Written instruction: Repeat all the material exactly; pictures stay out of your copy.

Data lines:

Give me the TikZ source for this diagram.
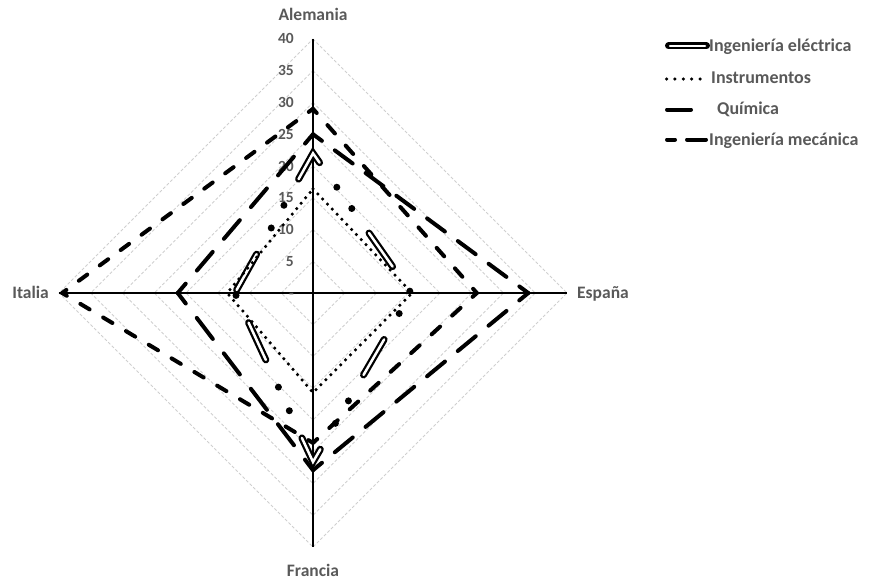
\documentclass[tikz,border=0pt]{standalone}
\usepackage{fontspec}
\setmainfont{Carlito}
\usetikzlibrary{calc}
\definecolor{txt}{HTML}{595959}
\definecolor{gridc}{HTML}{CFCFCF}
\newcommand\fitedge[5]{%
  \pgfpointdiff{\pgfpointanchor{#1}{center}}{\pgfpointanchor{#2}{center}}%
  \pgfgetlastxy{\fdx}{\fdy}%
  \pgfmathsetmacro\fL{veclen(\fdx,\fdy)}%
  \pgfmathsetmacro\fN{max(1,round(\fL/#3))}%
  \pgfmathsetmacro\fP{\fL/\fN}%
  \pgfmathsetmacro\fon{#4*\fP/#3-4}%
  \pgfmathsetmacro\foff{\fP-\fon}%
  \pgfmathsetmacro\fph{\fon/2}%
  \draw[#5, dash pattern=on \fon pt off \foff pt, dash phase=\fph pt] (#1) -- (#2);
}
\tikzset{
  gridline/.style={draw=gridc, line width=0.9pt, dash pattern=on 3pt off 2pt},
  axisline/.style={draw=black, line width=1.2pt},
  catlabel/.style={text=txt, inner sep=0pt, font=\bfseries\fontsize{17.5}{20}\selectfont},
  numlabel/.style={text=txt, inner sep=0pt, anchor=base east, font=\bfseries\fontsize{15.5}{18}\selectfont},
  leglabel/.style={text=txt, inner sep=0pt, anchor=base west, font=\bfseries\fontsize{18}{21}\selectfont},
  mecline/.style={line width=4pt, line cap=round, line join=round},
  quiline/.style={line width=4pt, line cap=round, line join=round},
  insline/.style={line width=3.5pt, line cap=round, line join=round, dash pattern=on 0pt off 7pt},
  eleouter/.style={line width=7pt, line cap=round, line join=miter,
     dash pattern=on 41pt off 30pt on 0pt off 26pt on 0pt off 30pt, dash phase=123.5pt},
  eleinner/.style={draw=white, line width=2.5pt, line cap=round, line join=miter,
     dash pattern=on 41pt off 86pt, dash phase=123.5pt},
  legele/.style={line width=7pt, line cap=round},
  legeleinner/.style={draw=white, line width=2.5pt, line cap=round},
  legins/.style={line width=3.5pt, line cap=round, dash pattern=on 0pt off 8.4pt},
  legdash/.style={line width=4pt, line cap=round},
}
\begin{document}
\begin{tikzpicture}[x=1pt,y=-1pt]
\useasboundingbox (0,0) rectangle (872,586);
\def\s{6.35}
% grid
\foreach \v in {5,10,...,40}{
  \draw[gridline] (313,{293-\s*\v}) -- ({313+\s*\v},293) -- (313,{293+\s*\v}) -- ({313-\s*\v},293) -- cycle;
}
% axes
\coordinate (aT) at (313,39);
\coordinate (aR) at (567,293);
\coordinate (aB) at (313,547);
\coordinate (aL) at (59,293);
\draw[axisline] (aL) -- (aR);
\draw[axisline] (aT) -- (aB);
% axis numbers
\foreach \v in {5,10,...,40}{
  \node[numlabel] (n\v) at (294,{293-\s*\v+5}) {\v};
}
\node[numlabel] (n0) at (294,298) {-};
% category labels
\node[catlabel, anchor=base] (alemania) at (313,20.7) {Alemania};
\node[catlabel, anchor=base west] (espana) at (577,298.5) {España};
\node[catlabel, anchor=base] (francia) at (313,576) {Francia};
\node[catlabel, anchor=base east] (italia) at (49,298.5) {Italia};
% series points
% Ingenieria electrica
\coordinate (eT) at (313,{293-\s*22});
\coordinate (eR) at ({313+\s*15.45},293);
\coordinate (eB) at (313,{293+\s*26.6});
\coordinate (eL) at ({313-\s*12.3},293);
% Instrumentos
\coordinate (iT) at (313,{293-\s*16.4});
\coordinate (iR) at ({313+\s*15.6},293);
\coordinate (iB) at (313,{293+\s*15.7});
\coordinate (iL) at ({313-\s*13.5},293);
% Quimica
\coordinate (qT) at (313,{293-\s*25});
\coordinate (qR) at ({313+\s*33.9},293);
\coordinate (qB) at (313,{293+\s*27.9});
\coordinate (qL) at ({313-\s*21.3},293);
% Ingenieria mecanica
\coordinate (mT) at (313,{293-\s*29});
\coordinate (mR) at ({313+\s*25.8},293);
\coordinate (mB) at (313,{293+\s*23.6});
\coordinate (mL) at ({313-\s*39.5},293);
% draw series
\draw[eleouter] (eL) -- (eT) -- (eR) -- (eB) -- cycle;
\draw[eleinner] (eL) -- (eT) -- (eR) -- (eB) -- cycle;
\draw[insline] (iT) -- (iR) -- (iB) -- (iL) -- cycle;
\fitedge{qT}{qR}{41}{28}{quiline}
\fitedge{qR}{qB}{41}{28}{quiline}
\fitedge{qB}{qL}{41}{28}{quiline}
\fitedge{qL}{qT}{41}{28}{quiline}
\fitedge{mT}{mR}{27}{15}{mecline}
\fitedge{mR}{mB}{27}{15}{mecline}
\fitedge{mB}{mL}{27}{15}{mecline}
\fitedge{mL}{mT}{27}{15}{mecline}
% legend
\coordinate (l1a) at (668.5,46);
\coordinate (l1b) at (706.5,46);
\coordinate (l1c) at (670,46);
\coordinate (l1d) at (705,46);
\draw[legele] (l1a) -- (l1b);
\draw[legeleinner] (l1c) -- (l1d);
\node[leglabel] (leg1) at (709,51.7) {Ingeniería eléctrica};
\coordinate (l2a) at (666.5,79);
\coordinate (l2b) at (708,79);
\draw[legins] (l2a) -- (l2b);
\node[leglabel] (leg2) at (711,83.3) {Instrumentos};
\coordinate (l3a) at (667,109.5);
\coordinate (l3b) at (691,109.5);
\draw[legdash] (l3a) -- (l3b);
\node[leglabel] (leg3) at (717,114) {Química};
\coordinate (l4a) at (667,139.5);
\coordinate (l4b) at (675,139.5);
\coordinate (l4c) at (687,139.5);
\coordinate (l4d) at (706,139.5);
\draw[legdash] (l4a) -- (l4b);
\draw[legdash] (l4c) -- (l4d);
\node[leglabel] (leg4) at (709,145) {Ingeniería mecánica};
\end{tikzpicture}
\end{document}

Full response:
Give me the TikZ source for this diagram.
\documentclass[tikz,border=0pt]{standalone}
\usepackage{fontspec}
\setmainfont{Carlito}
\usetikzlibrary{calc}
\definecolor{txt}{HTML}{595959}
\definecolor{gridc}{HTML}{CFCFCF}
\newcommand\fitedge[5]{%
  \pgfpointdiff{\pgfpointanchor{#1}{center}}{\pgfpointanchor{#2}{center}}%
  \pgfgetlastxy{\fdx}{\fdy}%
  \pgfmathsetmacro\fL{veclen(\fdx,\fdy)}%
  \pgfmathsetmacro\fN{max(1,round(\fL/#3))}%
  \pgfmathsetmacro\fP{\fL/\fN}%
  \pgfmathsetmacro\fon{#4*\fP/#3-4}%
  \pgfmathsetmacro\foff{\fP-\fon}%
  \pgfmathsetmacro\fph{\fon/2}%
  \draw[#5, dash pattern=on \fon pt off \foff pt, dash phase=\fph pt] (#1) -- (#2);
}
\tikzset{
  gridline/.style={draw=gridc, line width=0.9pt, dash pattern=on 3pt off 2pt},
  axisline/.style={draw=black, line width=1.2pt},
  catlabel/.style={text=txt, inner sep=0pt, font=\bfseries\fontsize{17.5}{20}\selectfont},
  numlabel/.style={text=txt, inner sep=0pt, anchor=base east, font=\bfseries\fontsize{15.5}{18}\selectfont},
  leglabel/.style={text=txt, inner sep=0pt, anchor=base west, font=\bfseries\fontsize{18}{21}\selectfont},
  mecline/.style={line width=4pt, line cap=round, line join=round},
  quiline/.style={line width=4pt, line cap=round, line join=round},
  insline/.style={line width=3.5pt, line cap=round, line join=round, dash pattern=on 0pt off 7pt},
  eleouter/.style={line width=7pt, line cap=round, line join=miter,
     dash pattern=on 41pt off 30pt on 0pt off 26pt on 0pt off 30pt, dash phase=123.5pt},
  eleinner/.style={draw=white, line width=2.5pt, line cap=round, line join=miter,
     dash pattern=on 41pt off 86pt, dash phase=123.5pt},
  legele/.style={line width=7pt, line cap=round},
  legeleinner/.style={draw=white, line width=2.5pt, line cap=round},
  legins/.style={line width=3.5pt, line cap=round, dash pattern=on 0pt off 8.4pt},
  legdash/.style={line width=4pt, line cap=round},
}
\begin{document}
\begin{tikzpicture}[x=1pt,y=-1pt]
\useasboundingbox (0,0) rectangle (872,586);
\def\s{6.35}
% grid
\foreach \v in {5,10,...,40}{
  \draw[gridline] (313,{293-\s*\v}) -- ({313+\s*\v},293) -- (313,{293+\s*\v}) -- ({313-\s*\v},293) -- cycle;
}
% axes
\coordinate (aT) at (313,39);
\coordinate (aR) at (567,293);
\coordinate (aB) at (313,547);
\coordinate (aL) at (59,293);
\draw[axisline] (aL) -- (aR);
\draw[axisline] (aT) -- (aB);
% axis numbers
\foreach \v in {5,10,...,40}{
  \node[numlabel] (n\v) at (294,{293-\s*\v+5}) {\v};
}
\node[numlabel] (n0) at (294,298) {-};
% category labels
\node[catlabel, anchor=base] (alemania) at (313,20.7) {Alemania};
\node[catlabel, anchor=base west] (espana) at (577,298.5) {España};
\node[catlabel, anchor=base] (francia) at (313,576) {Francia};
\node[catlabel, anchor=base east] (italia) at (49,298.5) {Italia};
% series points
% Ingenieria electrica
\coordinate (eT) at (313,{293-\s*22});
\coordinate (eR) at ({313+\s*15.45},293);
\coordinate (eB) at (313,{293+\s*26.6});
\coordinate (eL) at ({313-\s*12.3},293);
% Instrumentos
\coordinate (iT) at (313,{293-\s*16.4});
\coordinate (iR) at ({313+\s*15.6},293);
\coordinate (iB) at (313,{293+\s*15.7});
\coordinate (iL) at ({313-\s*13.5},293);
% Quimica
\coordinate (qT) at (313,{293-\s*25});
\coordinate (qR) at ({313+\s*33.9},293);
\coordinate (qB) at (313,{293+\s*27.9});
\coordinate (qL) at ({313-\s*21.3},293);
% Ingenieria mecanica
\coordinate (mT) at (313,{293-\s*29});
\coordinate (mR) at ({313+\s*25.8},293);
\coordinate (mB) at (313,{293+\s*23.6});
\coordinate (mL) at ({313-\s*39.5},293);
% draw series
\draw[eleouter] (eL) -- (eT) -- (eR) -- (eB) -- cycle;
\draw[eleinner] (eL) -- (eT) -- (eR) -- (eB) -- cycle;
\draw[insline] (iT) -- (iR) -- (iB) -- (iL) -- cycle;
\fitedge{qT}{qR}{41}{28}{quiline}
\fitedge{qR}{qB}{41}{28}{quiline}
\fitedge{qB}{qL}{41}{28}{quiline}
\fitedge{qL}{qT}{41}{28}{quiline}
\fitedge{mT}{mR}{27}{15}{mecline}
\fitedge{mR}{mB}{27}{15}{mecline}
\fitedge{mB}{mL}{27}{15}{mecline}
\fitedge{mL}{mT}{27}{15}{mecline}
% legend
\coordinate (l1a) at (668.5,46);
\coordinate (l1b) at (706.5,46);
\coordinate (l1c) at (670,46);
\coordinate (l1d) at (705,46);
\draw[legele] (l1a) -- (l1b);
\draw[legeleinner] (l1c) -- (l1d);
\node[leglabel] (leg1) at (709,51.7) {Ingeniería eléctrica};
\coordinate (l2a) at (666.5,79);
\coordinate (l2b) at (708,79);
\draw[legins] (l2a) -- (l2b);
\node[leglabel] (leg2) at (711,83.3) {Instrumentos};
\coordinate (l3a) at (667,109.5);
\coordinate (l3b) at (691,109.5);
\draw[legdash] (l3a) -- (l3b);
\node[leglabel] (leg3) at (717,114) {Química};
\coordinate (l4a) at (667,139.5);
\coordinate (l4b) at (675,139.5);
\coordinate (l4c) at (687,139.5);
\coordinate (l4d) at (706,139.5);
\draw[legdash] (l4a) -- (l4b);
\draw[legdash] (l4c) -- (l4d);
\node[leglabel] (leg4) at (709,145) {Ingeniería mecánica};
\end{tikzpicture}
\end{document}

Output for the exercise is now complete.